THE VAGABOND CLOWN is the 13th book in the Nicholas Bracewell series. Life for Lord Westfield’s Men has been good. They have a reputation for being a talented group of actors as well as the support of their patron. Then things go terribly wrong. During a performance of their newest play, a fight breaks out. During the scuffle, Barnaby Gill, the troupe’s clown breaks his leg. After the spectators leave the theater and the clean up begins, Bracewell finds a body in the stands. The body remains a mystery simply because even once it has a name (Fortunatus Hope) nothing is known about him.

The excessive damage to the theater causes the landlord to throw Lord Westfield’s Men out of the theater. They decide to replace Gill, until his leg heals, and begin their tour of the Kent countryside early. They hire Gideon Mussett as the replacement clown, Gill’s bitter enemy. Unfortunately for the troupe, he has a history of being a troublemaker and has no plans to reform. As they begin their journey, attacks upon Mussett and the rest of the troupe begin. Bracewell must find the mastermind behind these attacks and Hope’s murder before he loses one of his prized actors.

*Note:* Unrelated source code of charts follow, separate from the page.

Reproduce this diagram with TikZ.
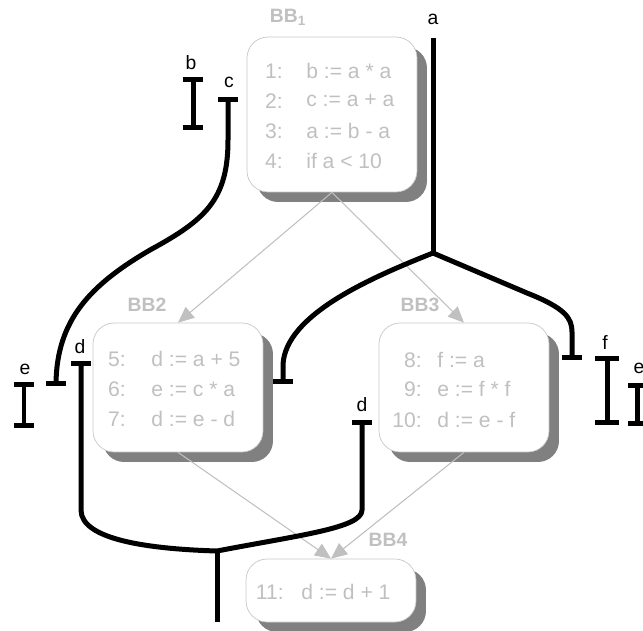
\documentclass[tikz,border=0pt]{standalone}
\usepackage{fontspec}
\setmainfont{Liberation Sans}
\usetikzlibrary{arrows.meta,shadows}
\definecolor{codegray}{RGB}{192,192,192}
\definecolor{framegray}{RGB}{200,200,200}
\definecolor{shadegray}{RGB}{128,128,128}
\def\ibeam(#1:#2:#3:#4){\draw[live] (#1,#2) -- (#1,#3); \draw[live] (#1-#4,#2) -- (#1+#4,#2); \draw[live] (#1-#4,#3) -- (#1+#4,#3);}
\def\tbar(#1,#2){\draw[live] (#1-10,#2) -- (#1+10,#2);}

\begin{document}
\begin{tikzpicture}[x=0.02cm, y=-0.02cm,
		live/.style={line width=1mm, black},
		block/.style={draw=framegray, fill=white, rounded corners=0.42cm, inner sep=0pt, minimum width=3.4cm,
			drop shadow={shadow xshift=0.2cm, shadow yshift=-0.2cm, fill=shadegray, opacity=1}},
		stmt/.style={inner sep=0pt, text=codegray, font=\fontsize{12}{14}\selectfont},
		bblabel/.style={inner sep=0pt, text=codegray, font=\fontsize{11}{13}\selectfont\bfseries},
		var/.style={inner sep=0pt, font=\fontsize{11}{13}\selectfont},
		cfgedge/.style={draw=codegray, line width=0.6pt, -{Triangle[length=0.32cm, width=0.28cm]}}]
		\useasboundingbox (0,0) rectangle (643,630);
		\clip (0,0) rectangle (643,630);
		%%%%% START %%%%%
		\node[block, minimum height=3.1cm] (bb1) at (332,114.5) {};
		\node[block, minimum height=2.58cm] (bb2) at (178,387.5) {};
		\node[block, minimum height=2.58cm] (bb3) at (464,387.5) {};
		\node[block, minimum height=1.26cm] (bb4) at (331,590.5) {};
		
		\node[bblabel] (lbl1) at (288,17) {BB\textsubscript{1}};
		\node[bblabel] (lbl2) at (147,305) {BB2};
		\node[bblabel] (lbl3) at (420,305) {BB3};
		\node[bblabel] (lbl4) at (388,540) {BB4};
		
		\foreach \n/\y/\s in {1/71/{b := a * a}, 2/101/{c := a + a}, 3/131/{a := b - a}, 4/161/{if a < 10}}
			{\node[stmt, anchor=east] (n\n) at (283,\y) {\n:};
			\node[stmt, anchor=west] (s\n) at (306,\y) {\s};}
		\foreach \n/\y/\s in {5/359/{d := a + 5}, 6/389/{e := c * a}, 7/419/{d := e - d}}
			{\node[stmt, anchor=east] (n\n) at (126,\y) {\n:};
			\node[stmt, anchor=west] (s\n) at (151,\y) {\s};}
		\foreach \n/\y/\s in {8/360/{f := a}, 9/389/{e := f * f}, 10/420/{d := e - f}}
			{\node[stmt, anchor=east] (n\n) at (422,\y) {\n:};
			\node[stmt, anchor=west] (s\n) at (437,\y) {\s};}
		\node[stmt, anchor=east] (n11) at (284,592) {11:};
		\node[stmt, anchor=west] (s11) at (301,592) {d := d + 1};
		
		\draw[cfgedge] (bb1.south) -- (bb2.north);
		\draw[cfgedge] (bb1.south) -- (bb3.north);
		\draw[cfgedge] (bb2.south) -- (bb4.north);
		\draw[cfgedge] (bb3.south) -- (bb4.north);
		
		% live ranges
		\node[var] (va) at (433,19) {a};
		\draw[live] (433,38) -- (433,253) coordinate (ja);
		\draw[live] (ja) -- (527,293) .. controls (565,308) and (572,318) .. (572,332) -- (572,357);
		\tbar(572,357);
		\draw[live] (ja) .. controls (370,278) and (285,315) .. (283,365) -- (283,381);
		\tbar(283,381);
		
		\node[var] (vb) at (191,63) {b};
		\ibeam(193:79:127:10);
		
		\node[var] (vc) at (229,82) {c};
		\tbar(228,99);
		\draw[live] (228,99) -- (228,140) .. controls (228,200) and (205,220) .. (150,250) .. controls (90,285) and (57,320) .. (56,383);
		\tbar(56,383);
		
		\node[var] (ve1) at (25,369) {e};
		\ibeam(24:384:425:10);
		
		\node[var] (vd1) at (80,347) {d};
		\tbar(81,363);
		\draw[live] (81,363) -- (81,510) .. controls (81,540) and (150,549) .. (217,551) coordinate (jd);
		\node[var] (vd2) at (362,405) {d};
		\tbar(362,422);
		\draw[live] (362,422) -- (362,510) .. controls (362,528) and (300,535) .. (jd);
		\draw[live] (jd) -- (217,622);
		
		\node[var] (vf) at (605,342) {f};
		\ibeam(607:358:422:12);
		
		\node[var] (ve2) at (639,368) {e};
		\ibeam(637:385:423:9);
		%%%%% END %%%%%
	\end{tikzpicture}
\end{document}
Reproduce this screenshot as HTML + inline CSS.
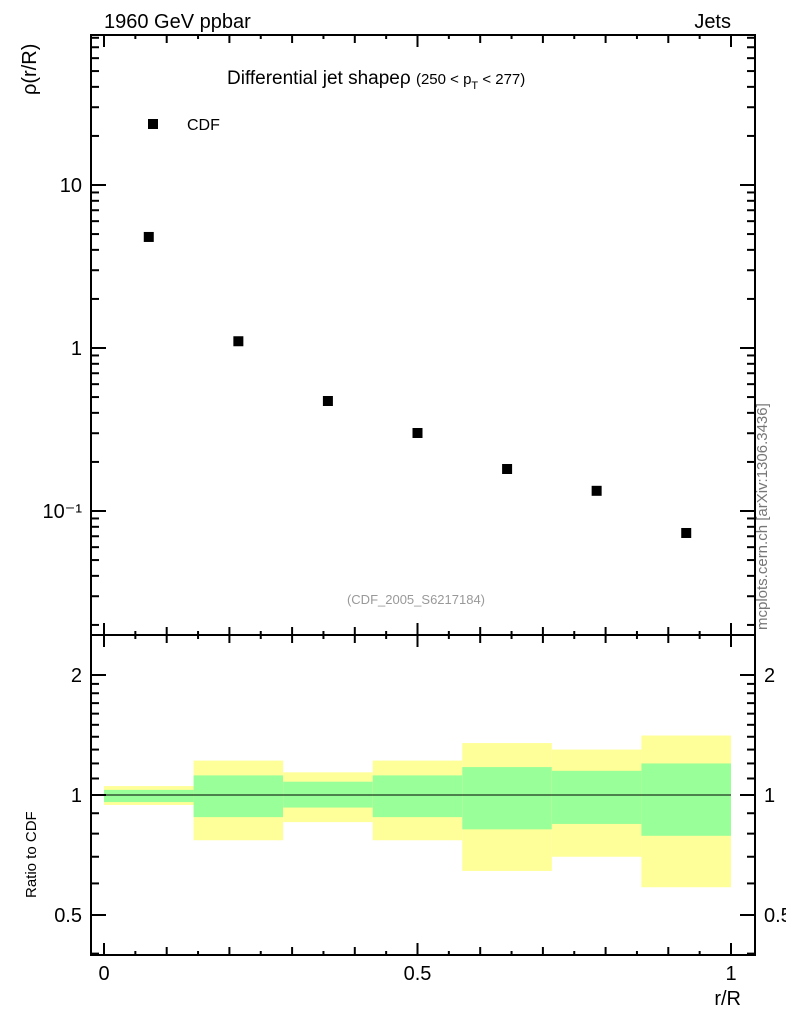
<!DOCTYPE html>
<html><head><meta charset="utf-8"><style>
body{margin:0;background:#fff;}
svg text{font-family:"Liberation Sans",sans-serif;}
</style></head><body>
<svg id="c" width="786" height="1024" xmlns="http://www.w3.org/2000/svg">
<text x="104" y="28" font-size="20">1960 GeV ppbar</text>
<text x="731" y="28" font-size="20" text-anchor="end">Jets</text>
<text x="227" y="84" font-size="19">Differential jet shapeρ <tspan font-size="15">(250 &lt; p</tspan><tspan font-size="11" dy="5">T</tspan><tspan font-size="15" dy="-5"> &lt; 277)</tspan></text>
<text x="416" y="604" font-size="13" fill="#999" text-anchor="middle">(CDF_2005_S6217184)</text>
<text transform="translate(767,630) rotate(-90)" font-size="15" fill="#777">mcplots.cern.ch [arXiv:1306.3436]</text>
<text transform="translate(36,95) rotate(-90)" font-size="20">ρ(r/R)</text>
<text transform="translate(36,898) rotate(-90)" font-size="15">Ratio to CDF</text>
<text x="741" y="1005" font-size="20" text-anchor="end">r/R</text>
<rect x="148" y="119" width="10" height="10" fill="#000"/>
<text x="187" y="130" font-size="16">CDF</text>
<g id="bands"></g><g id="pts"></g><g id="axes"></g>
</svg>
<script>
const xs=[0.0714,0.2143,0.3571,0.5,0.6429,0.7857,0.9286];
const rho=[4.8,1.10,0.473,0.301,0.181,0.133,0.0733];
const binEdges=[0,0.1429,0.2857,0.4286,0.5714,0.7143,0.8571,1];
const yelHi=[1.053,1.22,1.14,1.22,1.35,1.30,1.41];
const yelLo=[0.944,0.77,0.855,0.77,0.645,0.70,0.587];
const grnHi=[1.03,1.12,1.08,1.12,1.175,1.15,1.20];
const grnLo=[0.96,0.88,0.93,0.88,0.82,0.846,0.79];
const mainTicks=["10\u207B\u00B9","1","10"];
const ratioTicks=["0.5","1","2"];
const xTicks=["0","0.5","1"];
const NS="http://www.w3.org/2000/svg";
const X=v=>104+v*627;
const Y=v=>185-(Math.log10(v)-1)*163;
const R=v=>795-Math.log10(v)*398.6;
function mk(p,t,a){const e=document.createElementNS(NS,t);for(const k in a)e.setAttribute(k,a[k]);document.getElementById(p).appendChild(e);return e;}
for(let i=0;i<xs.length;i++){
 let e=mk('bands','rect',{x:X(binEdges[i]),y:R(yelHi[i]),width:X(binEdges[i+1])-X(binEdges[i]),height:R(yelLo[i])-R(yelHi[i]),fill:'#ffff99'});
 
 
 e=mk('bands','rect',{x:X(binEdges[i]),y:R(grnHi[i]),width:X(binEdges[i+1])-X(binEdges[i]),height:R(grnLo[i])-R(grnHi[i]),fill:'#99ff99'});
 
 
 e=mk('pts','rect',{x:X(xs[i])-5,y:Y(rho[i])-5,width:10,height:10,fill:'#000'});
 
 
}
let l=mk('axes','line',{x1:104,x2:731,y1:R(1),y2:R(1),stroke:'#000','stroke-width':1});


const fr=[[35,635],[635,955]];
fr.forEach(f=>{const e=mk('axes','rect',{x:91,y:f[0],width:664,height:f[1]-f[0],fill:'none',stroke:'#000','stroke-width':2});
 
 });
function ln(x1,y1,x2,y2){mk('axes','line',{x1,y1,x2,y2,stroke:'#000','stroke-width':2});}
function tx(x,y,s,anc,fs){const e=mk('axes','text',{x,y,'font-size':fs||20,'text-anchor':anc});e.textContent=s;
 
 }
// main y ticks
for(let d=-2;d<=1;d++)for(let m=1;m<10;m++){const v=m*Math.pow(10,d);const y=Y(v);if(y<35||y>635)continue;const L=m==1?15:8;ln(91,y,91+L,y);ln(755,y,755-L,y);}
[0.1,1,10].forEach((v,i)=>tx(82,Y(v)+7,mainTicks[i],'end'));
// ratio y ticks
[0.4,0.5,0.6,0.7,0.8,0.9,1,2].forEach(v=>{const y=R(v);if(y<635||y>955)return;const L=(v==0.5||v==1||v==2)?15:8;ln(91,y,91+L,y);ln(755,y,755-L,y);});
for(let v=1.1;v<2;v+=0.1){const y=R(v);ln(91,y,99,y);ln(755,y,747,y);}
[0.5,1,2].forEach((v,i)=>{tx(82,R(v)+7,ratioTicks[i],'end');tx(764,R(v)+7,ratioTicks[i],'start');});
// x ticks
for(let k=0;k<=20;k++){const v=k*0.05,x=X(v);const L=(k%10==0)?12:(k%2==0?8:4);
 ln(x,635,x,635-L);ln(x,635,x,635+L);ln(x,35,x,35+L);ln(x,955,x,955-L);}
[0,0.5,1].forEach((v,i)=>tx(X(v),980,xTicks[i],'middle'));
</script>
</body></html>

During this period, clowns were the masters of physical humor. They were vital to both comedies and dramas alike. In dramas, they were to allow a moment of freedom from the depression that type of play produced. See for example the porter in Macbeth; he allows the tension to disperse before the drama continues. Marston takes the role of the clown and uses it in daily interactions. Mussett is always involved in bits of physical humor, which although funny is also not realistic in normal life. Gill on the other hand, the best of the clowns, is also a sarcastic bitter person. This type of character tends to be considered the funniest by most modern readers. By presenting two different types of humor, Marston has made sure there is something for everyone.

Historical mysteries tend to fall into two categories; those that are boring due to all of the detail and explanation about a different time period and those that leave a little more to the imagination and focus more on moving forward. THE VAGABOND CLOWN falls into the second category. Although the setting is obviously in the past, there are not a lot of references to events most non-historians are unfamiliar with, nor are there numerous tangents regarding events completely unconnected with the plot. The characters do use phrases that seem archaic to a modern reader; however, they do not speak using silted words from the past. Marston has created a mystery series that manage to seem both timeless and historical simultaneously. This is an amazing feat for any writer and Marston should be proud of this accomplishment.